In a week that was filled with more than the usual quota of shaming and blaming, today’s gospel comes as a welcome relief. Some things don’t change much, except that today the threatened stoning is usually more verbal than lethal and conveyed through social media. But the end result is similar: the denigration of human dignity by a lopsided exercise of power, frequently and most likely political power. It was that even in Jesus’ day. The woman caught in adultery was a hapless pawn in a ruthless ploy that might have resulted in her death. In recent times, whole populations can be caught up in such awful maneuvers – whether for religious or ethnic reasons, like the Rohingya people of Myanmar, desperate asylum-seekers fleeing the violence and crime of Central American countries, or defenseless black congregations in the American south. Scorning and defaming the innocent and helpless cries out to heaven for redress. And it will come.

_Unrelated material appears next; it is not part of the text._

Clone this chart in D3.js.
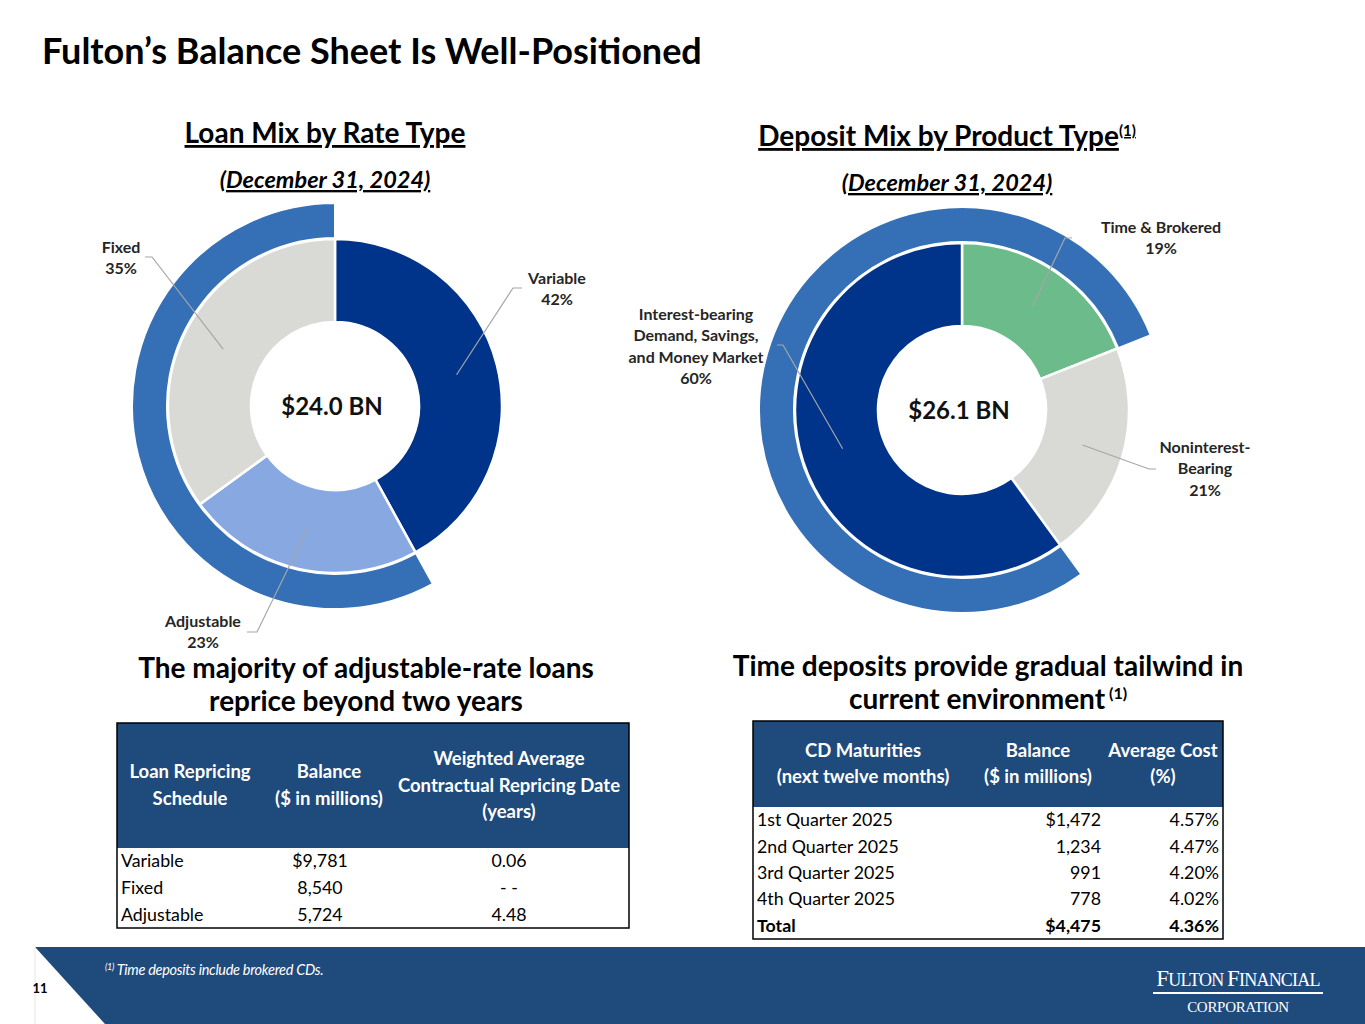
<!DOCTYPE html>
<html>
<head>
  <meta charset="utf-8">
  <title>Fulton's Balance Sheet</title>
  <script src="https://cdn.jsdelivr.net/npm/d3@7"></script>
  <style>
    body { margin: 0; background: #fff; }
    svg text { font-family: Lato, "Open Sans", sans-serif; }
  </style>
</head>
<body>
  <div id="slide"></div>
  <script>
    // Loan mix (inner ring, clockwise from 12 o'clock)
    const loanLabels = [["Variable", "42%"], ["Adjustable", "23%"], ["Fixed", "35%"]];
    const loanValues = [42, 23, 35];
    const loanColors = ["#00338A", "#87A8E0", "#D9D9D6"];

    // Deposit mix
    const depositLabels = [["Time & Brokered", "19%"], ["Noninterest-", "Bearing", "21%"],
                           ["Interest-bearing", "Demand, Savings,", "and Money Market", "60%"]];
    const depositValues = [19, 21, 60];
    const depositColors = ["#6CBB8A", "#D9D9D6", "#00338A"];

    // Loan repricing table
    const repriceHeader = [["Loan Repricing", "Schedule"], ["Balance", "($ in millions)"],
                           ["Weighted Average", "Contractual Repricing Date", "(years)"]];
    const repriceTypes = ["Variable", "Fixed", "Adjustable"];
    const repriceBalances = ["$9,781", "8,540", "5,724"];
    const repriceDates = ["0.06", "- -", "4.48"];

    // CD maturities table
    const cdHeader = [["CD Maturities", "(next twelve months)"], ["Balance", "($ in millions)"], ["Average Cost", "(%)"]];
    const cdQuarters = ["1st Quarter 2025", "2nd Quarter 2025", "3rd Quarter 2025", "4th Quarter 2025", "Total"];
    const cdBalances = ["$1,472", "1,234", "991", "778", "$4,475"];
    const cdCosts = ["4.57%", "4.47%", "4.20%", "4.02%", "4.36%"];

    const W = 1365, H = 1024;
    const ringBlue = "#3570B7", headBlue = "#1F4A7C", leader = "#A6A6A6";

    const svg = d3.select("#slide").append("svg")
        .attr("width", W).attr("height", H);

    // Title
    svg.append("text").attr("x", 42).attr("y", 64)
        .attr("font-size", 36).attr("font-weight", 700).attr("fill", "#000")
        .text("Fulton\u2019s Balance Sheet Is Well-Positioned");

    function heading(x, y, main, sup) {
      const t = svg.append("text").attr("x", x).attr("y", y).attr("text-anchor", "middle")
          .attr("font-size", 28).attr("font-weight", 700).style("text-decoration", "underline");
      t.append("tspan").text(main);
      if (sup) t.append("tspan").attr("font-size", 15).attr("dy", -10).style("text-decoration", "none").text(sup);
      svg.append("text").attr("x", x).attr("y", y + 45).attr("text-anchor", "middle")
          .attr("font-size", 23.5).attr("font-weight", 700).attr("font-style", "italic")
          .style("text-decoration", "underline").text("(December 31, 2024)");
    }
    heading(325, 143, "Loan Mix by Rate Type");
    heading(947, 146, "Deposit Mix by Product Type", "(1)");

    // Donut with partial outer ring; leader lines from slice centroids
    function donut(cx, cy, values, colors, labels, ringFrom, ringTo, total, labelPos) {
      const g = svg.append("g").attr("transform", `translate(${cx},${cy})`);
      const pie = d3.pie().sort(null).value(d => d);
      const arcs = pie(values);
      const inner = d3.arc().innerRadius(84).outerRadius(167);
      const outer = d3.arc().innerRadius(168).outerRadius(203);

      const a0 = arcs[ringFrom].startAngle;
      let a1 = arcs[ringTo].endAngle;
      if (a1 <= a0) a1 += 2 * Math.PI;
      g.append("path").attr("d", outer({ startAngle: a0, endAngle: a1 }))
          .attr("fill", ringBlue).attr("stroke", "#fff").attr("stroke-width", 2);

      g.selectAll(".slice").data(arcs).enter().append("path")
          .attr("class", "slice").attr("d", inner)
          .attr("fill", (d, i) => colors[i])
          .attr("stroke", "#fff").attr("stroke-width", 2.5);

      arcs.forEach((d, i) => {
        const c = inner.centroid(d);
        const p = labelPos[i];
        g.append("polyline")
            .attr("points", [c, p.elbow, [p.elbow[0] + p.tail, p.elbow[1]]].map(q => q.join(",")).join(" "))
            .attr("fill", "none").attr("stroke", leader).attr("stroke-width", 1.2);
        const t = g.append("text").attr("text-anchor", "middle")
            .attr("font-size", 16).attr("font-weight", 700).attr("fill", "#262626");
        labels[i].forEach((line, k) => {
          t.append("tspan").attr("x", p.text[0]).attr("y", p.text[1] + k * 21.3).text(line);
        });
      });

      g.append("text").attr("text-anchor", "middle").attr("y", 9)
          .attr("x", -3).attr("font-size", 24).attr("font-weight", 700).attr("fill", "#111")
          .text(total);
    }

    donut(335, 406, loanValues, loanColors, loanLabels, 1, 2, "$24.0 BN", [
      { elbow: [178, -118], tail: 9, text: [222, -122] },
      { elbow: [-78, 226], tail: -10, text: [-132, 221] },
      { elbow: [-183, -149], tail: -7, text: [-214, -153] }
    ]);

    donut(962, 410, depositValues, depositColors, depositLabels, 2, 0, "$26.1 BN", [
      { elbow: [103, -172], tail: 7, text: [199, -177] },
      { elbow: [187, 59], tail: 7, text: [243, 43] },
      { elbow: [-179, -65], tail: -6, text: [-266, -90] }
    ]);

    // Sub headings
    function subhead(x, y, lines, sup) {
      lines.forEach((line, k) => {
        const t = svg.append("text").attr("x", x).attr("y", y + k * 33).attr("text-anchor", "middle")
            .attr("font-size", 28).attr("font-weight", 700).attr("fill", "#000").text(line);
        if (sup && k === lines.length - 1)
          t.append("tspan").attr("font-size", 16).attr("dy", -10).text(" " + sup);
      });
    }
    subhead(366, 678, ["The majority of adjustable-rate loans", "reprice beyond two years"]);
    subhead(988, 676, ["Time deposits provide gradual tailwind in", "current environment"], "(1)");

    // Table helper
    function table(opt) {
      const g = svg.append("g");
      const rows = d3.scaleBand().domain(d3.range(opt.rows.length))
          .range([opt.headBottom, opt.bottom]);
      g.append("rect").attr("x", opt.left).attr("y", opt.top)
          .attr("width", opt.right - opt.left).attr("height", opt.headBottom - opt.top)
          .attr("fill", headBlue);
      g.append("rect").attr("x", opt.left).attr("y", opt.top)
          .attr("width", opt.right - opt.left).attr("height", opt.bottom - opt.top)
          .attr("fill", "none").attr("stroke", "#000").attr("stroke-width", 1.5);

      opt.header.forEach((lines, j) => {
        const y0 = (opt.top + opt.headBottom) / 2 - (lines.length - 1) * opt.headLine / 2 + 6;
        lines.forEach((line, k) => {
          g.append("text").attr("x", opt.headX[j]).attr("y", y0 + k * opt.headLine)
              .attr("text-anchor", "middle").attr("font-size", 18.5).attr("font-weight", 700)
              .attr("fill", "#fff").text(line);
        });
      });

      opt.rows.forEach((row, r) => {
        const y = rows(r) + rows.bandwidth() / 2 + 6;
        row.forEach((cell, j) => {
          g.append("text").attr("x", opt.cellX[j]).attr("y", y)
              .attr("text-anchor", opt.anchor[j]).attr("font-size", 17.8)
              .attr("font-weight", opt.boldRow === r ? 700 : 400).attr("fill", "#000").text(cell);
        });
      });
    }

    table({
      left: 117, right: 629, top: 723, headBottom: 848, bottom: 928, headLine: 26.5,
      header: repriceHeader, headX: [190, 329, 509],
      rows: repriceTypes.map((d, i) => [d, repriceBalances[i], repriceDates[i]]),
      cellX: [121, 320, 509], anchor: ["start", "middle", "middle"]
    });

    table({
      left: 753, right: 1223, top: 721, headBottom: 807, bottom: 939, headLine: 26,
      header: cdHeader, headX: [863, 1038, 1163],
      rows: cdQuarters.map((d, i) => [d, cdBalances[i], cdCosts[i]]),
      cellX: [757, 1101, 1219], anchor: ["start", "end", "end"], boldRow: 4
    });

    // Footer band
    svg.append("polygon").attr("points", "35,947 1365,947 1365,1024 105,1024").attr("fill", headBlue);
    svg.append("line").attr("x1", 35).attr("x2", 35).attr("y1", 947).attr("y2", 1024)
        .attr("stroke", "#E6E6E6").attr("stroke-width", 1);
    svg.append("text").attr("x", 40).attr("y", 993).attr("text-anchor", "middle")
        .attr("font-size", 13).attr("font-weight", 700).text("11");
    const fn = svg.append("text").attr("x", 105).attr("y", 975).attr("fill", "#fff")
        .attr("font-size", 14.5).attr("font-style", "italic").attr("letter-spacing", -0.3);
    fn.append("tspan").attr("font-size", 9).attr("dy", -5).text("(1)");
    fn.append("tspan").attr("dy", 5).text(" Time deposits include brokered CDs.");

    // Logo
    const logo = svg.append("g").attr("fill", "#fff");
    const l1 = logo.append("text").attr("x", 1238).attr("y", 986).attr("text-anchor", "middle")
        .attr("font-size", 23).attr("letter-spacing", -0.8).style("font-family", "'Liberation Serif', serif");
    l1.append("tspan").text("F");
    l1.append("tspan").attr("font-size", 18).text("ULTON ");
    l1.append("tspan").text("F");
    l1.append("tspan").attr("font-size", 18).text("INANCIAL");
    logo.append("rect").attr("x", 1153).attr("y", 992).attr("width", 170).attr("height", 2).attr("fill", "#fff");
    logo.append("text").attr("x", 1238).attr("y", 1012).attr("text-anchor", "middle")
        .attr("font-size", 15).attr("letter-spacing", -0.3).style("font-family", "'Liberation Serif', serif")
        .text("CORPORATION");
  </script>
</body>
</html>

The death penalty for adultery is mentioned in Leviticus 20:10, where it is stipulated that both parties were liable to suffer death, although stoning, the usual
method of execution, is not mentioned. Whether it was carried out, even rarely, is unknown. What seems evident in this case is that the other party, the male, has been let off, perhaps by paying a penalty price, which seems to have been possible for those with the means. That much hasn’t changed greatly, either.
Jesus knows full well that a trap has been set and easily evades it by exposing the hypocrisy of the leaders of the crowd, all of whom slink away. This is a story of mercy and forgiveness, of deliverance, but it might well be noted that Jesus refuses to add to the woman’s considerable shame. Just the opposite, and something we could all benefit from imitating when tempted to blame the victims.
Deliverance is the theme of the other scriptural readings as well, one carefully chosen for this Fifth Sunday of Lent. Isaiah rhapsodizes over the generous mercy of God, who prepares a path in the wilderness for the people, an image of the Exodus, but something new — and redemptive. But this is not because anyone has earned deliverance, it is because God is compassionate and especially merciful.
In his letter to the Christians at Philippi, Paul reminds them that righteousness comes through faith not observance of the law. His—and our – deliverance arises from conformity to the death of the innocent Christ so as to share in his resurrection, the underlying Lenten motif of all our readings.
Returning to the account of Jesus’ saving the woman in John’s gospel, his gentle postscript is worth recalling: “Go, and sin no more.” Prior to this cautionary advice, what he says is perhaps more important for us as Lent draws to its climax: “Neither do I condemn you.”